Step 4: Harvest and Store

Pick eggplants while the skin is glossy. Uproot outdoor tomatoes and peppers before the first frost and hang in a greenhouse to ripen the last fruits. Check sweet corn for maturity when the silks turn brown by piercing a kernel; white juice shows ripeness.

Sungold Tomatoes Hang in Truss Ready to Harvest

Courtesy of DK - Vegetable Gardening © 2007 Dorling Kindersley Limited

Step 5: Water Tomatoes

The best way to water tomatoes is to insert a pot, or a plastic bottle cut in half, with holes in the base, into the soil next to each tomato plant and water into it. This delivers moisture directly to the deeper roots and reduces evaporation rates.

Water Tomatoes Directly to Deeper Roots

Courtesy of DK - Vegetable Gardening © 2007 Dorling Kindersley Limited

Step 6: Assist Sweet Corn Fertilization

Arrange plants in dense blocks where the pollen will be concentrated, to maximize the yield.

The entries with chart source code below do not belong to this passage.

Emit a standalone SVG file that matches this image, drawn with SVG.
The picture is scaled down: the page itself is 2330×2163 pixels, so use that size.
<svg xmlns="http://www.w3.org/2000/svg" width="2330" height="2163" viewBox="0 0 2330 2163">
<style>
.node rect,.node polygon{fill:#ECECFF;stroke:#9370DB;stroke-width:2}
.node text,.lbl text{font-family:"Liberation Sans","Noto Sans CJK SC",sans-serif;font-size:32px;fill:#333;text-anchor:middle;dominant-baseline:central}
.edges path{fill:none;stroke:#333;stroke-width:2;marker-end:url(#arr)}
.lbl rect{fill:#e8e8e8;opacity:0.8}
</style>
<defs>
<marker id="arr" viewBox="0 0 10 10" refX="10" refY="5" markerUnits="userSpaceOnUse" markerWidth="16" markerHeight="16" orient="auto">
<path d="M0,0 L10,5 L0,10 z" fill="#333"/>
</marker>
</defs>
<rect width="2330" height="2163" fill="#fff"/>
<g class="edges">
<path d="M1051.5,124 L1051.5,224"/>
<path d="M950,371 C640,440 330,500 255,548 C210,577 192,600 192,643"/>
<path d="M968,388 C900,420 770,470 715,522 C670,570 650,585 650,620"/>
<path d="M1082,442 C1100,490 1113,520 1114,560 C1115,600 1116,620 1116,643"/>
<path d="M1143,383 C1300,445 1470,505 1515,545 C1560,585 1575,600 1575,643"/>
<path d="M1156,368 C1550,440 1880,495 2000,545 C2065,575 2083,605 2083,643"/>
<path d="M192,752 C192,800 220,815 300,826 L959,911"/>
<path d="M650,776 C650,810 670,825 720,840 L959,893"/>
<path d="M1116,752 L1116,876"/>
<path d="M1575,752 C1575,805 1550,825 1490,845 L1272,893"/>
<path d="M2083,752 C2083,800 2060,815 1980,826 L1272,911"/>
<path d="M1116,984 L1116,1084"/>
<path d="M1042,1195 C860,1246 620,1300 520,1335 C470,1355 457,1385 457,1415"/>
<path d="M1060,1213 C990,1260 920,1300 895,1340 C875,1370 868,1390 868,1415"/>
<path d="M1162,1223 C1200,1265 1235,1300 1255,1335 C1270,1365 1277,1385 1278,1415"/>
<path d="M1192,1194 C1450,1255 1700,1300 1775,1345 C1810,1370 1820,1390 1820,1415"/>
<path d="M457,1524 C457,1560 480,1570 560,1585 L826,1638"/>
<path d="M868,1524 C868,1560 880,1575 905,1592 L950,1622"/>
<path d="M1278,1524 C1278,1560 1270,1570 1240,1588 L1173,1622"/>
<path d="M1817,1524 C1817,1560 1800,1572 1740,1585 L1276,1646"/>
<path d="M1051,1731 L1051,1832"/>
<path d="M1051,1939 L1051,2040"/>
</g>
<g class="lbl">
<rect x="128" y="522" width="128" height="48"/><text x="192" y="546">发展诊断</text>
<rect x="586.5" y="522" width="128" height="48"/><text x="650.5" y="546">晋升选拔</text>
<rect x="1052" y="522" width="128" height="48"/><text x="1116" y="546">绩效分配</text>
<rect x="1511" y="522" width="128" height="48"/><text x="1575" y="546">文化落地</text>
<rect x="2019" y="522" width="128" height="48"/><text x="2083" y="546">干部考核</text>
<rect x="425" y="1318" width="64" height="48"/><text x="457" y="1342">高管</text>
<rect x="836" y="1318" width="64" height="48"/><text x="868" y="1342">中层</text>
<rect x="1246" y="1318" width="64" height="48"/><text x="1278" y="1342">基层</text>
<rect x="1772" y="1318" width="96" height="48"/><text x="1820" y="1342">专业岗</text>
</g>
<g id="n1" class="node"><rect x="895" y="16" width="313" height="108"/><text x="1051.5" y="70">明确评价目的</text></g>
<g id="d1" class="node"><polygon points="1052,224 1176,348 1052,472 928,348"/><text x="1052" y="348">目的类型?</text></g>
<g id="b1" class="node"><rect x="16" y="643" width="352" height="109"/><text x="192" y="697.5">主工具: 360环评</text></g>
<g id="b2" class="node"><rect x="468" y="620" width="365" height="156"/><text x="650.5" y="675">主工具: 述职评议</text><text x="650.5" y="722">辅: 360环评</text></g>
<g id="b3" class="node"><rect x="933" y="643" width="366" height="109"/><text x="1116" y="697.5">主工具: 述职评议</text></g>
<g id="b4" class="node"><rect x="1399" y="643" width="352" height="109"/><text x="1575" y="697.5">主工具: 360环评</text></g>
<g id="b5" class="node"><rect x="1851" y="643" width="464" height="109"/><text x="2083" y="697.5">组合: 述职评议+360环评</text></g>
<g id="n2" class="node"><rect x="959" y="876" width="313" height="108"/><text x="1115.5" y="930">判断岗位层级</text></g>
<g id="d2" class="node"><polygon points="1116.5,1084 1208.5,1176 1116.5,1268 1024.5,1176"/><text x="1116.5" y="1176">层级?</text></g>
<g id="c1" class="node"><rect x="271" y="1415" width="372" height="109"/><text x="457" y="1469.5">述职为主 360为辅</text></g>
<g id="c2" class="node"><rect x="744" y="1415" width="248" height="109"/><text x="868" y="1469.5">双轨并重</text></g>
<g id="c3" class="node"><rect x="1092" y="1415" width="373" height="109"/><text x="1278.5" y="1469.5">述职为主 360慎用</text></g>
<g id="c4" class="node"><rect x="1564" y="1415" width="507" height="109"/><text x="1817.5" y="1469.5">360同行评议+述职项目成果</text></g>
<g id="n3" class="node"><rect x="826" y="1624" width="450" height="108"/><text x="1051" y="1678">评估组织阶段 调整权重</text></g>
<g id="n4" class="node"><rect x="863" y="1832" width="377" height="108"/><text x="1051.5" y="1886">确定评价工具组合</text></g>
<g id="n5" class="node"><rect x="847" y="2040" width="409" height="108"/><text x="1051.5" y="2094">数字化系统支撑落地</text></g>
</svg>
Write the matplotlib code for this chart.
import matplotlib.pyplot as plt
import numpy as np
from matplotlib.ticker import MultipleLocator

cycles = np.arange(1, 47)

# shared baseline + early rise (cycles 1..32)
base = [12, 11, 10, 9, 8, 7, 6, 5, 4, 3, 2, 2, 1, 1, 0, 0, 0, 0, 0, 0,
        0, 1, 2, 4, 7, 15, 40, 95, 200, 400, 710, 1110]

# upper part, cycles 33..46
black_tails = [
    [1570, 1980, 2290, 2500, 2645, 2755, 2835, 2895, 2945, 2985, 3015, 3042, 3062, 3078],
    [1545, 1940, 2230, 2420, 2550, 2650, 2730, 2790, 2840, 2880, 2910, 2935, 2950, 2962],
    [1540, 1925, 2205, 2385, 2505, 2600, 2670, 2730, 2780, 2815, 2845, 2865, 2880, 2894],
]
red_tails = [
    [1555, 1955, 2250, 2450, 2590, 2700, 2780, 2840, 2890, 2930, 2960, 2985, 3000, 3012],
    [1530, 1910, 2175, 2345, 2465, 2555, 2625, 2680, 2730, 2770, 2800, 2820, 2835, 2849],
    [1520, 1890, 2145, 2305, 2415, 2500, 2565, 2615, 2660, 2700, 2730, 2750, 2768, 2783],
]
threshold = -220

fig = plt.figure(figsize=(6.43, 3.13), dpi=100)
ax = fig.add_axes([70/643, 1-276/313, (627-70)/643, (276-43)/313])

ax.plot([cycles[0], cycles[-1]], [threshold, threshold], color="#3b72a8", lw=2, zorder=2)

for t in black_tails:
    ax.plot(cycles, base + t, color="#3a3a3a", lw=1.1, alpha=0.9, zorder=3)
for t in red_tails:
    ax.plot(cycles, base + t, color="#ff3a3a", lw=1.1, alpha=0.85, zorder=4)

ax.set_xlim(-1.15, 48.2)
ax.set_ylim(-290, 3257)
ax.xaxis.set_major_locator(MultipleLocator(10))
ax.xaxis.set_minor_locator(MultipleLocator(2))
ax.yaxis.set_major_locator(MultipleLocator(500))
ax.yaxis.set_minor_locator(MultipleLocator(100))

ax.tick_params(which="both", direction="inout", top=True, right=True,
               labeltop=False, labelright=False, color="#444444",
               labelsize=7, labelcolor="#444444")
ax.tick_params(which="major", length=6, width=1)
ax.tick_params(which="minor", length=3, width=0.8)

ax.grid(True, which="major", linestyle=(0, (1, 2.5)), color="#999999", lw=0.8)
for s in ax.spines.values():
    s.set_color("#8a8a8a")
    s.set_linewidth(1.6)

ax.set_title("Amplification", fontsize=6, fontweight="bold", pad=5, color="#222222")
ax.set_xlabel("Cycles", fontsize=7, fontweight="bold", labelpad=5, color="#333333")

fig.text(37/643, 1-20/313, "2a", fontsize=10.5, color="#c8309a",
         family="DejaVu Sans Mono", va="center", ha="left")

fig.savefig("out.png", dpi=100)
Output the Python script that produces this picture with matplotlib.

These plants rely on the wind to disperse their pollen, and planting in this way encourages the best possible crop.

Corn Planted in Dense Blocks Assists Pollination

Courtesy of DK - Vegetable Gardening © 2007 Dorling Kindersley Limited

Step 7: Choose Crops

Sweet Corn (image 1)
These plants look stately in flower beds, and the freshly picked cobs, cooked seconds after harvest, taste terrific.

Sweet Pepper (image 2)
Easy to grow, the long, thin-walled varieties of grilling pepper look pretty on the plant and have good flavor.

Eggplant (image 3)
When pinched out to keep them bushy, eggplants make attractive plants for patio pots in warm areas.

Chili Pepper (image 4)
Easy to grow, these fiery fruits only ripen reliably under cover. Try them on a windowsill and freeze any excess.